• Given instruction: Go through the entries below, tally each line with the string "this", and give the final number by itself.

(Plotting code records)
=-=-=-=-=

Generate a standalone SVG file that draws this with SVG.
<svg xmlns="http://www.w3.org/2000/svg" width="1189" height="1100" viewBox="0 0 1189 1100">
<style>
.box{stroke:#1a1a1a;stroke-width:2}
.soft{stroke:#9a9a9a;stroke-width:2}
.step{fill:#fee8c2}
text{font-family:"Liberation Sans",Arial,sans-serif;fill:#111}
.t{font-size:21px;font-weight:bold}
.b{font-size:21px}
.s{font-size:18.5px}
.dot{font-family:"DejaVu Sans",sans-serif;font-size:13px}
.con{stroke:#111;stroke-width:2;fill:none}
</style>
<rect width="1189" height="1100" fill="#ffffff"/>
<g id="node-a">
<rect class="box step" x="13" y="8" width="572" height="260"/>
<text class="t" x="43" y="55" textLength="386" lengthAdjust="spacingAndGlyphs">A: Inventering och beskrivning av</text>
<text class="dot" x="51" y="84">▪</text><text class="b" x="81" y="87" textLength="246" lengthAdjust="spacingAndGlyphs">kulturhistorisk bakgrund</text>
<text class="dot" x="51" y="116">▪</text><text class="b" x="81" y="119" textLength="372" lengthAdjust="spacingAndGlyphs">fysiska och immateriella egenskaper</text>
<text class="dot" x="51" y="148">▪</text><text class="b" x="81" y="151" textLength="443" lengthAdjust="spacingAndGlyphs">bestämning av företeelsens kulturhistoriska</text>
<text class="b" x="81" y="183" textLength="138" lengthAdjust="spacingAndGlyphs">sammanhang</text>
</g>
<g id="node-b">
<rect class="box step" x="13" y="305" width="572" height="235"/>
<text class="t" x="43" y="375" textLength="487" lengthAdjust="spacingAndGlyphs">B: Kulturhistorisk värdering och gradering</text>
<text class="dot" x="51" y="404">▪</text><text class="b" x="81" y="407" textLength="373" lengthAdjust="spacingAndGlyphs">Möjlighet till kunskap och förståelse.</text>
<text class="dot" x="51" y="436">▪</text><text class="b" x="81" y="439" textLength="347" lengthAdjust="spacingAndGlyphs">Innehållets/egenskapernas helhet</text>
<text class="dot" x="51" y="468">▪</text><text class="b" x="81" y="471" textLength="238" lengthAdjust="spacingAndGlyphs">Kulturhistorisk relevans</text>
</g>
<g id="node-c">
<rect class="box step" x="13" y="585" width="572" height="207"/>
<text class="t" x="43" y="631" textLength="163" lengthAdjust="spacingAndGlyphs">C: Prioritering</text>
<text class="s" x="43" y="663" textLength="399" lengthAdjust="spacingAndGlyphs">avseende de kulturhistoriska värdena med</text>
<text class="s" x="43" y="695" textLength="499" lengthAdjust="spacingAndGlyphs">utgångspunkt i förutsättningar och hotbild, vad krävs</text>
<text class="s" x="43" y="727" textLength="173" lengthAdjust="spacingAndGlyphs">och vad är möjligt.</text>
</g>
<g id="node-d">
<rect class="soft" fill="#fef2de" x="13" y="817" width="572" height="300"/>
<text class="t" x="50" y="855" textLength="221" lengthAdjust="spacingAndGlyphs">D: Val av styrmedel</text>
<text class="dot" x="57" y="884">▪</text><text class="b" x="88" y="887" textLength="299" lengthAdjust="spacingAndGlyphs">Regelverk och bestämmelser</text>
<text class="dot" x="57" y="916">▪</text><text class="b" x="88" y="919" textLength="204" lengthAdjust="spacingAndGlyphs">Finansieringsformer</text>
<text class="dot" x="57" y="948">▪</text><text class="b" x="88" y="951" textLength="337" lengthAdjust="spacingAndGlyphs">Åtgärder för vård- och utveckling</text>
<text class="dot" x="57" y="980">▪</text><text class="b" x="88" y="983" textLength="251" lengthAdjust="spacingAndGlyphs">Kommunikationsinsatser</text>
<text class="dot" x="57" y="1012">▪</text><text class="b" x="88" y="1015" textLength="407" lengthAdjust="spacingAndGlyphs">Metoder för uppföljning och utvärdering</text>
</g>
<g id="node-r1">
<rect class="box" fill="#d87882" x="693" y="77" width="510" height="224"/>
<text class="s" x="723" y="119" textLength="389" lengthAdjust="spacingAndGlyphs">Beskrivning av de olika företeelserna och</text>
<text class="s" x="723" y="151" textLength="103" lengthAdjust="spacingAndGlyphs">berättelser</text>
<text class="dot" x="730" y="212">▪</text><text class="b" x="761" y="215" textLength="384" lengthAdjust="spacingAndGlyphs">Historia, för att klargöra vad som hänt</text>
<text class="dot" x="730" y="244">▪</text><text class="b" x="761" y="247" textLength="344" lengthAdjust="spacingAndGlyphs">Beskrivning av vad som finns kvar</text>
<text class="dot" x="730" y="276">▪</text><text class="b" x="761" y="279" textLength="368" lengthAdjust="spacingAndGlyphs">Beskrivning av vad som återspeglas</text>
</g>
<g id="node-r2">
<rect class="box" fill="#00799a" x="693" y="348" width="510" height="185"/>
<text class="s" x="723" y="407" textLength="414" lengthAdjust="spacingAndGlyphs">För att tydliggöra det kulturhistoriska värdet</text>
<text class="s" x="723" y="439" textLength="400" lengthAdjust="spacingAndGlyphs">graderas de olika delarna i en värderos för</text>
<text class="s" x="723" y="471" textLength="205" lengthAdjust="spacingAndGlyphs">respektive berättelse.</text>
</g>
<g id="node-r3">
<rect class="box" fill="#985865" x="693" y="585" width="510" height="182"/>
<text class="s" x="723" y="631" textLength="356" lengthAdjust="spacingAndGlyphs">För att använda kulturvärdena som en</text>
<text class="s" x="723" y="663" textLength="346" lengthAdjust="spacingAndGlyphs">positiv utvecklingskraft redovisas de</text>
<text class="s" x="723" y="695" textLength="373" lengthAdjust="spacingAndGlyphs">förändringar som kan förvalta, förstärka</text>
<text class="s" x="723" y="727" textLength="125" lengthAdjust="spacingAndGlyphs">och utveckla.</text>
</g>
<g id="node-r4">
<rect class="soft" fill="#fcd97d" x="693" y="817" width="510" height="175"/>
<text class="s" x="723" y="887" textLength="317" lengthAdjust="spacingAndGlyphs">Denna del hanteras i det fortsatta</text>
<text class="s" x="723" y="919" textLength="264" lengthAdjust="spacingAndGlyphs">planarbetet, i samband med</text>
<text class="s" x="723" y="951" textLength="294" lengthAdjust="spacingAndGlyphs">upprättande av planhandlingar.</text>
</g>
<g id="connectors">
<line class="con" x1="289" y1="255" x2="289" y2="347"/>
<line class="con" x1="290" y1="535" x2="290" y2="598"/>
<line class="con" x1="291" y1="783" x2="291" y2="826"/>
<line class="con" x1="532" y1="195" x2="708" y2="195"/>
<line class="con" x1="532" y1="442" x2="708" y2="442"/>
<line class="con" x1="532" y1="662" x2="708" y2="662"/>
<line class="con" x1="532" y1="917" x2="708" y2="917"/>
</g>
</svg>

=-=-=-=-=

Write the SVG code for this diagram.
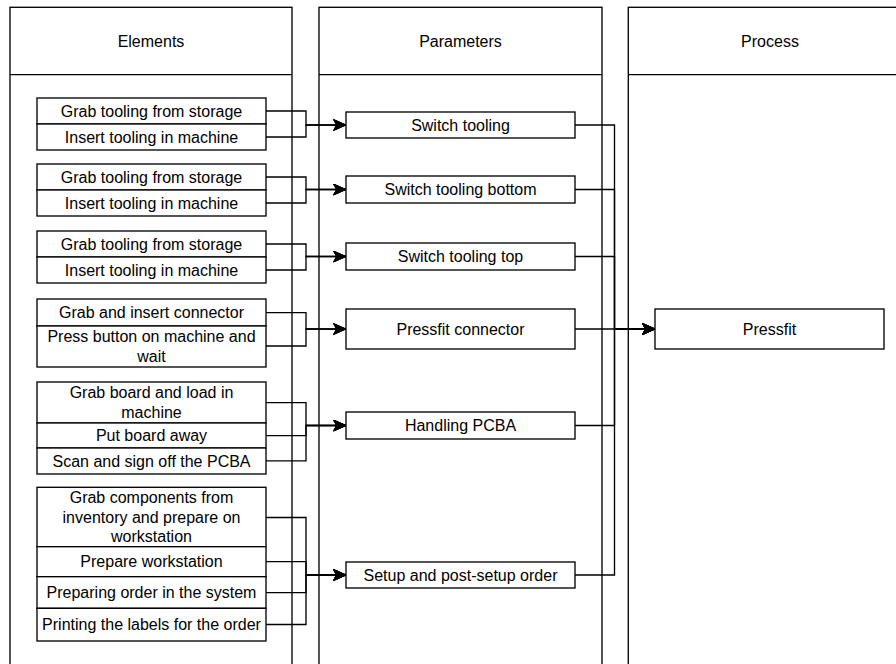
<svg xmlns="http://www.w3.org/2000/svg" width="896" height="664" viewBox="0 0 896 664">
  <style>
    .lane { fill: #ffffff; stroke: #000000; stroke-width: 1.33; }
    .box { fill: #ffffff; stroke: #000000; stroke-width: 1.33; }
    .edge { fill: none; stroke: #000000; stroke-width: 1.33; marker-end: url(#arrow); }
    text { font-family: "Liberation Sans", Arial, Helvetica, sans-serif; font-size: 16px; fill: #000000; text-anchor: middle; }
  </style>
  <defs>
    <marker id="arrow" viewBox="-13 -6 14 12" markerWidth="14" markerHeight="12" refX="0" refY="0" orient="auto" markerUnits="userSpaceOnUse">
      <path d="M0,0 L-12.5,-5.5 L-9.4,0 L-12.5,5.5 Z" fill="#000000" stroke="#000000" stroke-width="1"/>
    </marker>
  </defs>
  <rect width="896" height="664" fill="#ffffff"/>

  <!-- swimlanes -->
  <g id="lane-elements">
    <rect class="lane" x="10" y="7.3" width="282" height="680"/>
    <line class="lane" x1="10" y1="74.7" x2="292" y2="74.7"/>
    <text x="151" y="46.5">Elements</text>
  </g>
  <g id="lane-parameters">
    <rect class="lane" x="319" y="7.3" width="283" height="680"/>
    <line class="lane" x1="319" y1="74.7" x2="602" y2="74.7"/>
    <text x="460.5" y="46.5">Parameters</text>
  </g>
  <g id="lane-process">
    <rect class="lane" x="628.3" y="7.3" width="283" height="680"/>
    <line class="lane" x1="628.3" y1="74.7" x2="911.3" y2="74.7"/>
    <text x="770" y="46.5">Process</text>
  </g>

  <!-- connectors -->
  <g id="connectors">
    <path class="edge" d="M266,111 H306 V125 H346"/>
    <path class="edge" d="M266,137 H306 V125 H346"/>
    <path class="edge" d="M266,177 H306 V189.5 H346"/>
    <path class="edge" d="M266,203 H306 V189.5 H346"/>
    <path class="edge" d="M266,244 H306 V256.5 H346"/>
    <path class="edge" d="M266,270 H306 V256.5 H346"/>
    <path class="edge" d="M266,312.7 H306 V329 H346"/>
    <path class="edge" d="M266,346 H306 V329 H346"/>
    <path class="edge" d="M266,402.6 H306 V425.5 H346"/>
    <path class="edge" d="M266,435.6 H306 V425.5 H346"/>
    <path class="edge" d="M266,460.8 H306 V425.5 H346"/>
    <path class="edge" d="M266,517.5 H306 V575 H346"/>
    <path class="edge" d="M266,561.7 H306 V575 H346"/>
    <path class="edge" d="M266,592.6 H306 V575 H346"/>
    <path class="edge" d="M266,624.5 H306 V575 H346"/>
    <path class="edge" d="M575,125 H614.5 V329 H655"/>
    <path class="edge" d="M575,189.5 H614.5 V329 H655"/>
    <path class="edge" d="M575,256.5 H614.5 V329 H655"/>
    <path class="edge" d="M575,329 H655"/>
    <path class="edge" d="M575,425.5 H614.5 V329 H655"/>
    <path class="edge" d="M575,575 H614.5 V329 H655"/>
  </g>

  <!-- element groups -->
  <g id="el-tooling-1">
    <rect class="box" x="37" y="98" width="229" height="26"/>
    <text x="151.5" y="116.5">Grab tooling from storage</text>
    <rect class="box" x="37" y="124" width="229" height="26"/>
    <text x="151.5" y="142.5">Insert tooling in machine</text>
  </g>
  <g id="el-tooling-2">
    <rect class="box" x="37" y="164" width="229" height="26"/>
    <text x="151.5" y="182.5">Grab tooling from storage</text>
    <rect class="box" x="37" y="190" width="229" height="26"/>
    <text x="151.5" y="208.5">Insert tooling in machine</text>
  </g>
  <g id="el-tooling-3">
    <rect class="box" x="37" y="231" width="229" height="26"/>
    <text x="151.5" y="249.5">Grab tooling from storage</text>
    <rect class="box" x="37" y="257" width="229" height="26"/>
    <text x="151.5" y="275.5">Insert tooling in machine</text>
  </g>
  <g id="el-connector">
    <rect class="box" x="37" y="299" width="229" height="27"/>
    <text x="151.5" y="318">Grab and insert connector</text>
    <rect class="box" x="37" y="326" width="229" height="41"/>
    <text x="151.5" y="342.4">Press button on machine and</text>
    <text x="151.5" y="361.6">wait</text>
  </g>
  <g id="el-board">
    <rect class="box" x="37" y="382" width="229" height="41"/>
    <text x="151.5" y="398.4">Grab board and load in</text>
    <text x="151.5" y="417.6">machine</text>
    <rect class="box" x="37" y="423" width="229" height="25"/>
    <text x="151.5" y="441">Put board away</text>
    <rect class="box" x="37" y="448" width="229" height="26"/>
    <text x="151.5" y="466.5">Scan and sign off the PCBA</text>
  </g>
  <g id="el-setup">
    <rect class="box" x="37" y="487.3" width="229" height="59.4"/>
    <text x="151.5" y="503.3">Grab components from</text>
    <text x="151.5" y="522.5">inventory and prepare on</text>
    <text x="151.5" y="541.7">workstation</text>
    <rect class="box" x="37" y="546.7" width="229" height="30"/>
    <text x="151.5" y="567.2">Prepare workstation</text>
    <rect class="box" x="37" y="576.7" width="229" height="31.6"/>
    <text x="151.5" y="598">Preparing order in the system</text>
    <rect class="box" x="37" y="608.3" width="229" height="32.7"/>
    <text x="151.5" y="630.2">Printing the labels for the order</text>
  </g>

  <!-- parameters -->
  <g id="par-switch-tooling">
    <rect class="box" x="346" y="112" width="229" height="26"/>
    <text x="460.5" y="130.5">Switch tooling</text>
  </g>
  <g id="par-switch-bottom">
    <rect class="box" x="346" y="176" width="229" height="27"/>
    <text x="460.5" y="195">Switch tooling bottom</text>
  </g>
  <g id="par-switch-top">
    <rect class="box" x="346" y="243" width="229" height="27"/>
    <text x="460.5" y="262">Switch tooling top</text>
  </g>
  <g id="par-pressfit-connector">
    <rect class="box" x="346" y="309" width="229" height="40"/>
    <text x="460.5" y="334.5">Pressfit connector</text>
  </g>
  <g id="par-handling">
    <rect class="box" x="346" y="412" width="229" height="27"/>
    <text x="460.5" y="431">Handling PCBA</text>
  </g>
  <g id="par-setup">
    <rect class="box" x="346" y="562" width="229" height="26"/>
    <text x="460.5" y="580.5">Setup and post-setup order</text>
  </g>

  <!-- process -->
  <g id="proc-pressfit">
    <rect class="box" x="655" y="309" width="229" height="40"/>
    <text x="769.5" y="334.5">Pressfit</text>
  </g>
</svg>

=-=-=-=-=

• Output: 2